No por nada dirá san Jerónimo: «Desconocer la Escritura es desconocer a Cristo». San Pablo en su segunda carta a Timoteo nos dice también: «Toda la Escritura es divinamente inspirada y eficaz para enseñar, para convencer (de culpa), para corregir y para instruir en justicia, a fin de que el hombre de Dios sea perfecto, bien provisto para toda obra buena».
Hasta nuestro Cervantes, por boca de su Quijote, nos lo recalca, pues según él las Sagradas Escrituras «tienen por blanco llevar y encaminar las almas al cielo; que a un fin tan sin fin como este ninguno otro se le puede igualar».
Monja leyendo las Sagradas Escrituras. Obra de Hermann Kaulbach (1846-1909).
Además, los católicos tenemos una pequeña gran ventaja cuando nos aproximamos al Libro de los libros. Tenemos una guía: la Iglesia.
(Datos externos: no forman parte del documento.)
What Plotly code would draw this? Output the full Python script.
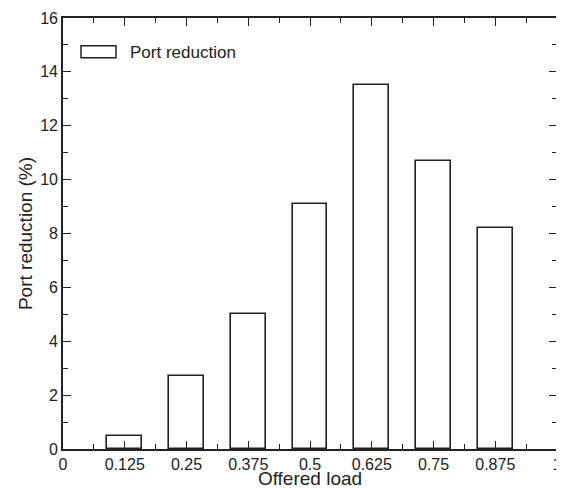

La Iglesia es nuestra maestra y nos acompañará siempre en ese viaje lector. «La Sagrada Escritura está escrita principalmente en el corazón de la Iglesia, más que en documentos y registros», nos enseña el Catecismo, «porque la Iglesia lleva en su Tradición el memorial viviente de la Palabra de Dios» (CIC 113). Y eso es una garantía frente al naufragio y el extravío que sufren otros.
Así que quizá sea conveniente que nuestros hijos, y nosotros con ellos, frecuenten ese maravilloso, único y sobrenatural libro, donde la forma se aúna con el mensaje y donde la Belleza se hermana e identifica con la Verdad; pero siempre, siempre, acompañados del Magisterio y la Tradición de la Iglesia.
Y finalizo con otra cita, esta vez de otro de los Padres, san Isidoro, que nos da una última instrucción fundamental:
«La doctrina, sin la ayuda de la gracia, aunque resuene en los oídos, nunca penetra en el corazón; hace ruido por fuera, pero en nada aprovecha interiormente. En cambio, cuando la gracia de Dios toca interiormente el alma y le abre la inteligencia, entonces es cuando la Palabra de Dios pasa desde los oídos a los más íntimo del corazón».